Phil Goodge, a StateFarm agent down the block from Van’s restaurant, was less complimentary of the proposal.

“I’ve been here five years,” he said. “For most of those years, this place has been pretty empty.”

But in recent months, the center added a tattoo shop and a hemp store, and Goodge says he can hear rap music through the walls from the tattoo shop. He fears the changes have discouraged some customers from visiting his office – one of the reasons he’s relocating on May 29 – and he wonders if a marijuana cultivation company would make his location even less attractive to clients.

“If (the marijuana growers) are quiet, you know, and no one ever goes in there, with a few cars parked out front, what would I care?” he said. “But if I end up seeing a bunch of guys hanging around at night, smoking dope in the parking lot, that work there, yeah, that would concern me.”

At a hearing on the proposal on May 2, Edlin Kim discussed the project as a representative of seven separate entities applying to operate cultivation sites inside the current Mor Furniture store. The first is named A1 Canyon, LLC. Six subsequent LLCs in the group continue the same naming convention, following the alphabet up to G1 Canyon, LLC.

From the outside, Kim said, the proposed complex would look only like the entrance to Vista Paint, a paint showroom that already has a location in Cathedral City and plans to move into the Mor building. The plan, he said, is to completely gut and rebuild the interior of the building – and respond to any odor complaints promptly.

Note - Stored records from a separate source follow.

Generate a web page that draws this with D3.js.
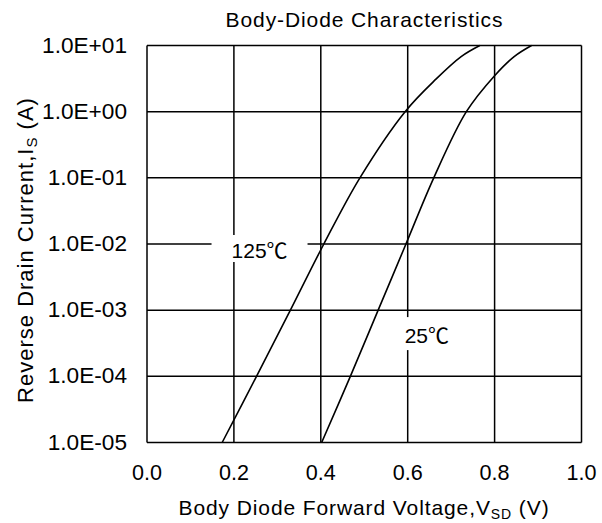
<!DOCTYPE html>
<html>
<head>
<meta charset="utf-8">
<script src="https://cdn.jsdelivr.net/npm/d3@7"></script>
<style>
	body { margin: 0; background: #fff; }
	svg text { font-family: Arial, 'Liberation Sans', sans-serif; }
	svg text tspan.deg { font-family: 'Noto Sans CJK SC', 'DejaVu Sans', sans-serif; }
</style>
</head>
<body>
<svg></svg>
<script>
// values
var xTicks = [0.0, 0.2, 0.4, 0.6, 0.8, 1.0]
var yTicks = [1e-5, 1e-4, 1e-3, 1e-2, 1e-1, 1e0, 1e1]
var yTickLabels = ['1.0E-05', '1.0E-04', '1.0E-03', '1.0E-02', '1.0E-01', '1.0E+00', '1.0E+01']

var vsd125 = [0.173, 0.252, 0.330, 0.407, 0.490, 0.594, 0.665, 0.723, 0.766]
var is125 = [1e-5, 1e-4, 1e-3, 1e-2, 1e-1, 1, 3.1, 6.8, 10]
var vsd25 = [0.402, 0.468, 0.532, 0.596, 0.660, 0.735, 0.800, 0.845, 0.885]
var is25 = [1e-5, 1e-4, 1e-3, 1e-2, 1e-1, 1, 3.5, 6.8, 10]

var seriesNames = ['125', '25']
var labelAt = [[0.259, 1e-2], [0.644, 4.2e-4]]

var width = 602
var height = 523

var svg = d3.select('svg').attr('width', width).attr('height', height)

var x = d3.scaleLinear().domain([0, 1]).range([147, 581.5])
var y = d3.scaleLog().domain([1e-5, 1e1]).range([442.5, 45.5])

// scale a text's font so it spans the width seen in the reference
function fitWidth(sel, target) {
	var node = sel.node()
	var fs = +sel.attr('font-size')
	var w = node.getComputedTextLength()
	if (w > 0) sel.attr('font-size', Math.min(fs * 1.25, Math.max(fs * 0.8, fs * target / w)))
	return +sel.attr('font-size')
}

// grid
var grid = svg.append('g').attr('class', 'grid')
grid.selectAll('line.v').data(xTicks).enter().append('line')
	.attr('x1', function(d) {return x(d)})
	.attr('x2', function(d) {return x(d)})
	.attr('y1', y(1e-5))
	.attr('y2', y(1e1))
	.attr('stroke', '#000')
	.attr('stroke-width', 1.5)
grid.selectAll('line.h').data(yTicks).enter().append('line')
	.attr('x1', x(0))
	.attr('x2', x(1))
	.attr('y1', function(d) {return y(d)})
	.attr('y2', function(d) {return y(d)})
	.attr('stroke', '#000')
	.attr('stroke-width', 1.5)

// axis labels
var xLabels = svg.append('g').selectAll('text').data(xTicks).enter().append('text')
	.attr('x', function(d) {return x(d)})
	.attr('y', 480)
	.attr('text-anchor', 'middle')
	.attr('font-size', 21.5)
	.text(function(d) {return d.toFixed(1)})
var xfs = fitWidth(d3.select(xLabels.nodes()[0]), 30)
xLabels.attr('font-size', xfs)

var yLabels = svg.append('g').selectAll('text').data(yTicks).enter().append('text')
	.attr('x', 127)
	.attr('y', function(d) {return y(d) + 7})
	.attr('text-anchor', 'end')
	.attr('font-size', 19.5)
	.text(function(d, i) {return yTickLabels[i]})
var yfs = fitWidth(d3.select(yLabels.nodes()[6]), 85)
yLabels.attr('font-size', yfs)

// curves
var line = d3.line()
	.x(function(d) {return x(d[0])})
	.y(function(d) {return y(d[1])})
	.curve(d3.curveCatmullRom.alpha(0.5))

var series = [d3.zip(vsd125, is125), d3.zip(vsd25, is25)]
svg.append('g').selectAll('path').data(series).enter().append('path')
	.attr('d', line)
	.attr('fill', 'none')
	.attr('stroke', '#000')
	.attr('stroke-width', 1.6)

// temperature labels on white boxes
var boxes = svg.append('g').selectAll('g').data(seriesNames).enter().append('g')
	.attr('transform', function(d, i) {return 'translate(' + x(labelAt[i][0]) + ',' + y(labelAt[i][1]) + ')'})
boxes.append('rect')
	.attr('x', function(d, i) {return i == 0 ? -48 : -32})
	.attr('y', function(d, i) {return i == 0 ? -9 : -18})
	.attr('width', function(d, i) {return i == 0 ? 96 : 64})
	.attr('height', function(d, i) {return i == 0 ? 27 : 33})
	.attr('fill', '#fff')
var lbl = boxes.append('text')
	.attr('y', function(d, i) {return i == 0 ? 13.7 : 8})
	.attr('text-anchor', 'middle')
	.attr('font-size', 21)
lbl.append('tspan').text(function(d) {return d})
lbl.append('tspan').attr('class', 'deg').text('℃')

// title
svg.append('text')
	.attr('x', 364.5)
	.attr('y', 27)
	.attr('text-anchor', 'middle')
	.attr('font-size', 21)
	.attr('letter-spacing', 0.9)
	.text('Body-Diode Characteristics')

// x title
var xt = svg.append('text')
	.attr('x', 364)
	.attr('y', 515)
	.attr('text-anchor', 'middle')
	.attr('font-size', 21)
	.attr('letter-spacing', 0.9)
xt.append('tspan').text('Body Diode Forward Voltage,V')
xt.append('tspan').attr('font-size', 14).attr('dy', 4).text('SD')
xt.append('tspan').attr('dy', -4).text(' (V)')

// y title
var yt = svg.append('text')
	.attr('transform', 'translate(33,250) rotate(-90)')
	.attr('text-anchor', 'middle')
	.attr('font-size', 22)
	.attr('letter-spacing', 1)
yt.append('tspan').text('Reverse Drain Current,I')
yt.append('tspan').attr('font-size', 15).attr('dy', 4).text('S')
yt.append('tspan').attr('dy', -4).text(' (A)')
</script>
</body>
</html>
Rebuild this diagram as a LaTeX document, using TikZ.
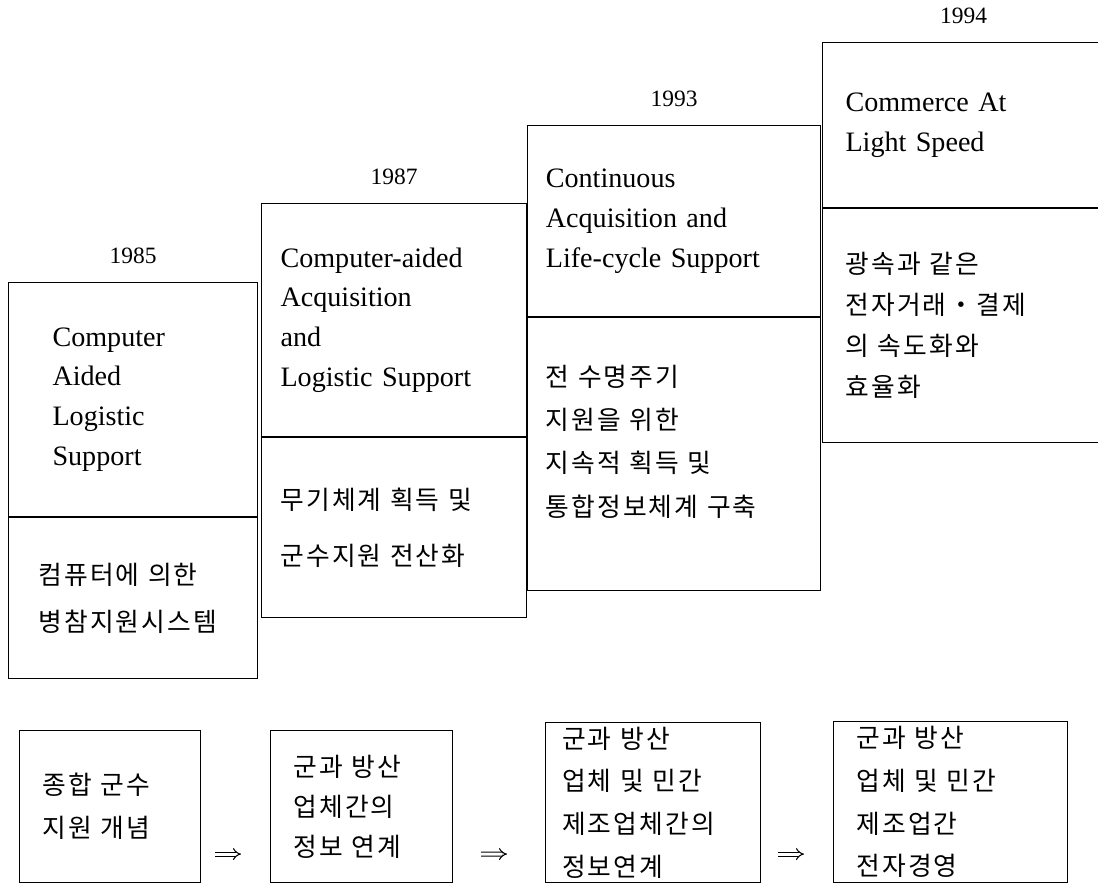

“No one will know that (the grow) exists from the public,” Kim said.

“The day of the big box stores is slowly coming to an end, and a lot of cities are going to be faced with that reality,” said Pat Milos, Community Development Director. “We’re not only faced with it here, but we’re faced with it at the Burlington Coat Factory that is now empty, we’ve been faced with it at Sam’s Club for a number of years.”

Inside, the project would be divided into suites. A floor plan included in planning documents shows “flower rooms” labeled A1 through E1 around the perimeter of the space, plus a room labeled “vegetation,” and separate spaces to dry, trim and package marijuana. Kim estimated the build-out cost at $20 million.

The goal of the proposal is to stay compliant with state law regulating the size of marijuana businesses. State rules limit individuals to one medium cultivation license until 2023, which allows them to grow up to 22,000 square feet of canopy indoors. But growers can also obtain an unlimited number of small cultivation licenses covering up to 10,000 square feet.

The structure of the business alarmed Anna Rodriguez, Vice Chair of the Planning Commission.

“I have a discomfort about this insofar as, this really is one business,” she said.

Jaquess was similarly skeptical. “That sounds like a workaround to me,” he said.

Other cannabis growers in Cathedral City are already accumulating multiple licenses. CP Logistics, LLC, a subsidiary of the Canadian company Sunniva, holds 21 temporary licenses for marijuana grows and nurseries in Cathedral City, records from the California Department of Food & Agriculture show. Other companies have accumulated two or more licenses.

As for combining cannabis and retail in the same shopping center, Jaquess proposed one possible solution: turn the whole center into a campus for marijuana businesses.

“Would you be willing to convert the entire shopping center to a light industrial park and only allow cannabis in the facility?” he asked.